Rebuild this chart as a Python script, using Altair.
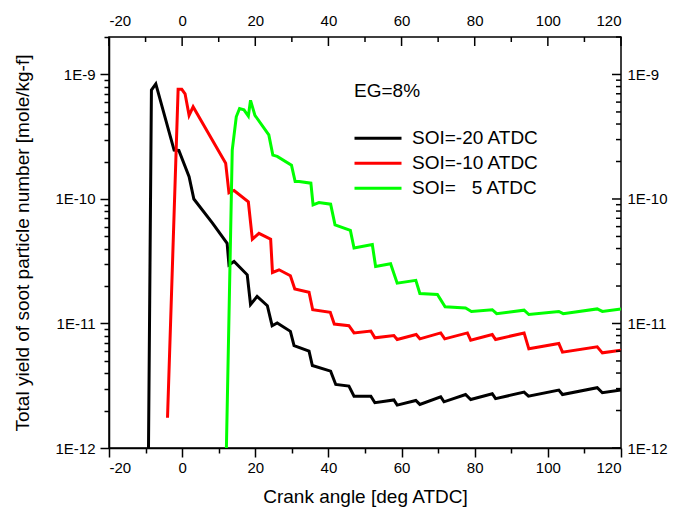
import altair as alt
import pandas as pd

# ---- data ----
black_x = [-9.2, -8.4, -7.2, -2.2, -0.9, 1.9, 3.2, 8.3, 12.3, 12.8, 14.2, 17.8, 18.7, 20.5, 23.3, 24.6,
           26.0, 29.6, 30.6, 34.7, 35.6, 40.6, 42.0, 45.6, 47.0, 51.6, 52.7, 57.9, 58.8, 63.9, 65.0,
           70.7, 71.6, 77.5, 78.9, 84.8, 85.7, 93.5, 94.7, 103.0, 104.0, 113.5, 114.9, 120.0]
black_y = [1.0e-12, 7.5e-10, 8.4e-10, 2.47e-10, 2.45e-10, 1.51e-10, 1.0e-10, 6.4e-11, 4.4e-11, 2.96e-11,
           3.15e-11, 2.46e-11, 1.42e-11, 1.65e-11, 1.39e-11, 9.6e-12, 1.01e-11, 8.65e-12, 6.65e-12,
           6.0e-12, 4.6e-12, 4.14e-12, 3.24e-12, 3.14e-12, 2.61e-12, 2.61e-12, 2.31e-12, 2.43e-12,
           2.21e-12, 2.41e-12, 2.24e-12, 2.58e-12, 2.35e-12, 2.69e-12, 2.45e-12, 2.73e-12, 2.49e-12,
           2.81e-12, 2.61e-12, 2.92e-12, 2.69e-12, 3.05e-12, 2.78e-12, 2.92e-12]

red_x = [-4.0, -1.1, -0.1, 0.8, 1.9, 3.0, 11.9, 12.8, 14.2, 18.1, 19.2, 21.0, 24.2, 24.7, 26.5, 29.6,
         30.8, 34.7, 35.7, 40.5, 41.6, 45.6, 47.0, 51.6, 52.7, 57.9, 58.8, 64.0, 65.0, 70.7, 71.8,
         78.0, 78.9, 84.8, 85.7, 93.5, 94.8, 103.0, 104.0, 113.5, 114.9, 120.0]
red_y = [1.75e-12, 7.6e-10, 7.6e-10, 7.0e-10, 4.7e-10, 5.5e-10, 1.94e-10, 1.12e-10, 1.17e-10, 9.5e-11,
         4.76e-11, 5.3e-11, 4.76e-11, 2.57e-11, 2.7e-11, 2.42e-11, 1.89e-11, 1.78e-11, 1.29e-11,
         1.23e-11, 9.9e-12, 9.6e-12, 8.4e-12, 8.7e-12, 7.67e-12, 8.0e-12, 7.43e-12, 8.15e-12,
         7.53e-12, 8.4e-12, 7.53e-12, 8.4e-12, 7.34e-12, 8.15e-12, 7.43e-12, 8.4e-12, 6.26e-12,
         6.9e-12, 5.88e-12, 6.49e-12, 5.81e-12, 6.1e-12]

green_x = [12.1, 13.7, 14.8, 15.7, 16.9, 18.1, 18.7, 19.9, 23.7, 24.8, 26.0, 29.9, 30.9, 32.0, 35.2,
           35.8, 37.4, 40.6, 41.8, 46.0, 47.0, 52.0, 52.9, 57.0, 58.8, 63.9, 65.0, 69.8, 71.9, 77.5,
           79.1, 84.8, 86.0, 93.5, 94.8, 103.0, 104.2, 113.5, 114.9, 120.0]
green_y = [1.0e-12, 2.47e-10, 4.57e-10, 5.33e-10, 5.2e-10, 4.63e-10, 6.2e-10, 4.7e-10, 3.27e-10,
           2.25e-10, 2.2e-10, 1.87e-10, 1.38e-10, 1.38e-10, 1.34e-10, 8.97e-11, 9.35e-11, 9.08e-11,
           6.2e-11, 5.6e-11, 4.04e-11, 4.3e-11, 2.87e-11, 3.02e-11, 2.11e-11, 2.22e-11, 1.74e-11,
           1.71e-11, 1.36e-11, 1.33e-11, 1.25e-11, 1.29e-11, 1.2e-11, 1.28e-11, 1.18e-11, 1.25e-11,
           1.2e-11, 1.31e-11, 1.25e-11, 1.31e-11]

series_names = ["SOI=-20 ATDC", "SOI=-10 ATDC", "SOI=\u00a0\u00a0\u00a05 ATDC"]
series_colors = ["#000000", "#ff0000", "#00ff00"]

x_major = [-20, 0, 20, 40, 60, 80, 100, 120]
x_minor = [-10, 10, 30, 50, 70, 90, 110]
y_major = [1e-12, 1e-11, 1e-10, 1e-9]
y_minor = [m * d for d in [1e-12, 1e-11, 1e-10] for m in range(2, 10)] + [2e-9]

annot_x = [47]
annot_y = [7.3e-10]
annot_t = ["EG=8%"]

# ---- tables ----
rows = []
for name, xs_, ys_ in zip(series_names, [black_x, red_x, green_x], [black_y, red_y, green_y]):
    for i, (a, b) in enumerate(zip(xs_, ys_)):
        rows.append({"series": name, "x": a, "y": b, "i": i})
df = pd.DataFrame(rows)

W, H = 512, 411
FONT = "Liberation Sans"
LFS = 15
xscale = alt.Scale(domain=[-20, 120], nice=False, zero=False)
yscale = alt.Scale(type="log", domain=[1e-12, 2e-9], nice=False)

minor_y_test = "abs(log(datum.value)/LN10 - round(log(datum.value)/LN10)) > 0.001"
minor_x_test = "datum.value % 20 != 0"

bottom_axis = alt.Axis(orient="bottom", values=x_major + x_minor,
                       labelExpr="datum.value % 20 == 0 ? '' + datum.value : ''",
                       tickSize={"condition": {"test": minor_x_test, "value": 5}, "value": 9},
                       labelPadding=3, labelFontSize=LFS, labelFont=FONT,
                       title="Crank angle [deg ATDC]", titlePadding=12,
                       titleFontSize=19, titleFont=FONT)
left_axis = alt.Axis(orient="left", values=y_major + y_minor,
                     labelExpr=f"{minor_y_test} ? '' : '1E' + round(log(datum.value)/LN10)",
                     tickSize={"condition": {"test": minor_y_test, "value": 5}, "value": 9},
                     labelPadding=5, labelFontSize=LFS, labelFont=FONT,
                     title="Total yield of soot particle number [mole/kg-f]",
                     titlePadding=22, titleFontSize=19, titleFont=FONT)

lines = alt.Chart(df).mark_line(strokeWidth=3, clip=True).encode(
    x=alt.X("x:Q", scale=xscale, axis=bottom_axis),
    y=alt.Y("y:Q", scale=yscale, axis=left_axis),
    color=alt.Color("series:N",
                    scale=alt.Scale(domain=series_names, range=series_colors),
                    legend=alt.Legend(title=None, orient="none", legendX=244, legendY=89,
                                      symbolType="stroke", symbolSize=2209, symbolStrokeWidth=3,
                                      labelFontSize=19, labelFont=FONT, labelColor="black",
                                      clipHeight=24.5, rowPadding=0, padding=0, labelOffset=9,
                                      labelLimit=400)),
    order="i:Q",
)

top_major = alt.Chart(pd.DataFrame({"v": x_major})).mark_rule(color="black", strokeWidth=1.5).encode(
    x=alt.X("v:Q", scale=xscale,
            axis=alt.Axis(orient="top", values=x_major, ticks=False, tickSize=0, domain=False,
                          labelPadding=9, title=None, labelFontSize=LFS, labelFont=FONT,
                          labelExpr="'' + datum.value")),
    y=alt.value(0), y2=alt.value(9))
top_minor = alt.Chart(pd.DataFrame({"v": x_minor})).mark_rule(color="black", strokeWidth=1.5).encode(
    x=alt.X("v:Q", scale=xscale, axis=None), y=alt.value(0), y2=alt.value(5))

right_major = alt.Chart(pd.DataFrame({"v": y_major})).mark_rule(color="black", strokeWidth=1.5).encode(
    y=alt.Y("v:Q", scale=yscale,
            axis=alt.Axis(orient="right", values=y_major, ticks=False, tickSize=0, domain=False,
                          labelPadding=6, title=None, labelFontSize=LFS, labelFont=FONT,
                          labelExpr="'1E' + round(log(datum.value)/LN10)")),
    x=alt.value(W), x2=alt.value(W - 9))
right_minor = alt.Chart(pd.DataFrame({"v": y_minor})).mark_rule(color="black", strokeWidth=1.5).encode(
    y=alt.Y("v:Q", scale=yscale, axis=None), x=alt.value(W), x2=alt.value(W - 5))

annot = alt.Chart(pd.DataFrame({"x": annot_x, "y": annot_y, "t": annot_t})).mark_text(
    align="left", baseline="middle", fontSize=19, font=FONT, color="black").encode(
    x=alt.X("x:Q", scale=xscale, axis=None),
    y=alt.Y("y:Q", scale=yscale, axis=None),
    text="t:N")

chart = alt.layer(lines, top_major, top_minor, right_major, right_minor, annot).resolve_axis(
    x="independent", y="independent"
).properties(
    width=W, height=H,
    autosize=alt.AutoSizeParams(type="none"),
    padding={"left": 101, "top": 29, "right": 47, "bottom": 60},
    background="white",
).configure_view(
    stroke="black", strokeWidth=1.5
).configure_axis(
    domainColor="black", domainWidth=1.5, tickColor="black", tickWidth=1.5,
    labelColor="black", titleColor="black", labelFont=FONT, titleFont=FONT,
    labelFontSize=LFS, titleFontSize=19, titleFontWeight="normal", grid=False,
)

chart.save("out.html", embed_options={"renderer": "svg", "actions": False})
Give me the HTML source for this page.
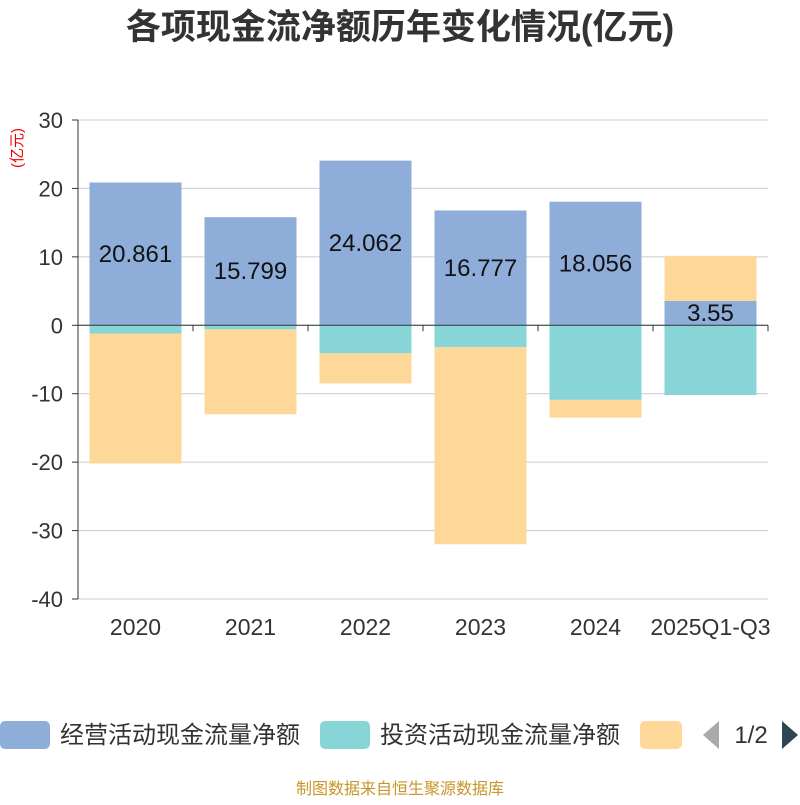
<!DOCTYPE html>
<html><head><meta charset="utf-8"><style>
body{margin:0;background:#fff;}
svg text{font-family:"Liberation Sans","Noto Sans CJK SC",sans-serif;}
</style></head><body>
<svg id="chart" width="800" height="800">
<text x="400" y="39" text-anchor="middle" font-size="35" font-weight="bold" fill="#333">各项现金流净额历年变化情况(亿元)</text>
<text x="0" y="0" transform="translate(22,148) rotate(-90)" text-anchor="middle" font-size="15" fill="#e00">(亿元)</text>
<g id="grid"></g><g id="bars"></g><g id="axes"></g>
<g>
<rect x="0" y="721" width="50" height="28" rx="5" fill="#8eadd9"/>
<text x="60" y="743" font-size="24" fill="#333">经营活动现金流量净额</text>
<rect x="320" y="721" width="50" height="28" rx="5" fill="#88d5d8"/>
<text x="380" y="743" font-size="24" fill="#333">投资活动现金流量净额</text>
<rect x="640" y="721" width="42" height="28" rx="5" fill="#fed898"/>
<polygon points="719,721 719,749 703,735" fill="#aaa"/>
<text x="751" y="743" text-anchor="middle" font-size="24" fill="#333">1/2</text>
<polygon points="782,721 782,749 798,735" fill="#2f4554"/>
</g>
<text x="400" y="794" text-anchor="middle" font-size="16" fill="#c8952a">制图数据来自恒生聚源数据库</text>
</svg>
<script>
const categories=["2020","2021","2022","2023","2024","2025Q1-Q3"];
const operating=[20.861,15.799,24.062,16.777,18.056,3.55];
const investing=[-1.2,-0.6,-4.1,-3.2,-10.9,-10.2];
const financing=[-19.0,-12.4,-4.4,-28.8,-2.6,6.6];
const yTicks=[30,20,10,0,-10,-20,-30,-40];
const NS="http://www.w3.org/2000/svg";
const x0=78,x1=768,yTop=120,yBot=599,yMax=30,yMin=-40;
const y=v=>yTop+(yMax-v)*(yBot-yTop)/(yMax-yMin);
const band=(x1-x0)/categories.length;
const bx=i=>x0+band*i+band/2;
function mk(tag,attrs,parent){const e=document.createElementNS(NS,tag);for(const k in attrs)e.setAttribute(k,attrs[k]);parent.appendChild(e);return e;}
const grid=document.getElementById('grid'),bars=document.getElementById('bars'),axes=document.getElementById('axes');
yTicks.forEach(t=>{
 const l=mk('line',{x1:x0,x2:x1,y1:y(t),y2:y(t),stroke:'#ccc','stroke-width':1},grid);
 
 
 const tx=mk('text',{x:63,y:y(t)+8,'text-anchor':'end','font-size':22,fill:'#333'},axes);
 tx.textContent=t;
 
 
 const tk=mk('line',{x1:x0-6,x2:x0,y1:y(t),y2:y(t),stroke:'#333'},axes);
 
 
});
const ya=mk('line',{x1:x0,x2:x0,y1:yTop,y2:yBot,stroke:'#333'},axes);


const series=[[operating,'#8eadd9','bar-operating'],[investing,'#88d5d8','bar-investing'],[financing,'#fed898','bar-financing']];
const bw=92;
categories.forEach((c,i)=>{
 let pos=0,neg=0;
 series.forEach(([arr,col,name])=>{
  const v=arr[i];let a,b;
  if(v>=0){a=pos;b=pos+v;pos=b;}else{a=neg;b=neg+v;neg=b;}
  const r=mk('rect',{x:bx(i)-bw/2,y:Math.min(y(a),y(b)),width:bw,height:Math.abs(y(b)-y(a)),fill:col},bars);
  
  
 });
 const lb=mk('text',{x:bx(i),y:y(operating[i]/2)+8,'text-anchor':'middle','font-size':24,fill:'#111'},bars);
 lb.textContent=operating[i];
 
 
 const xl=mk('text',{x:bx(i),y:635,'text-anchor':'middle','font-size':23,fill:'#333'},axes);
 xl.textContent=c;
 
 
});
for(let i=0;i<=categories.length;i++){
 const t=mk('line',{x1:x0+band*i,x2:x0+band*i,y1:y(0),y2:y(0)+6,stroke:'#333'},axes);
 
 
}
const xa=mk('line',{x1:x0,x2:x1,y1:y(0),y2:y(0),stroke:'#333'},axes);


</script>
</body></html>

Task instructions – Return only the lines from the start of the data through the line that contains "3.05e-12, 2.78e-12, 2.92e-12]", please, copying them exactly and omitting all pictures.

Answer for this exercise –
Rebuild this chart as a Python script, using Altair.
import altair as alt
import pandas as pd

# ---- data ----
black_x = [-9.2, -8.4, -7.2, -2.2, -0.9, 1.9, 3.2, 8.3, 12.3, 12.8, 14.2, 17.8, 18.7, 20.5, 23.3, 24.6,
           26.0, 29.6, 30.6, 34.7, 35.6, 40.6, 42.0, 45.6, 47.0, 51.6, 52.7, 57.9, 58.8, 63.9, 65.0,
           70.7, 71.6, 77.5, 78.9, 84.8, 85.7, 93.5, 94.7, 103.0, 104.0, 113.5, 114.9, 120.0]
black_y = [1.0e-12, 7.5e-10, 8.4e-10, 2.47e-10, 2.45e-10, 1.51e-10, 1.0e-10, 6.4e-11, 4.4e-11, 2.96e-11,
           3.15e-11, 2.46e-11, 1.42e-11, 1.65e-11, 1.39e-11, 9.6e-12, 1.01e-11, 8.65e-12, 6.65e-12,
           6.0e-12, 4.6e-12, 4.14e-12, 3.24e-12, 3.14e-12, 2.61e-12, 2.61e-12, 2.31e-12, 2.43e-12,
           2.21e-12, 2.41e-12, 2.24e-12, 2.58e-12, 2.35e-12, 2.69e-12, 2.45e-12, 2.73e-12, 2.49e-12,
           2.81e-12, 2.61e-12, 2.92e-12, 2.69e-12, 3.05e-12, 2.78e-12, 2.92e-12]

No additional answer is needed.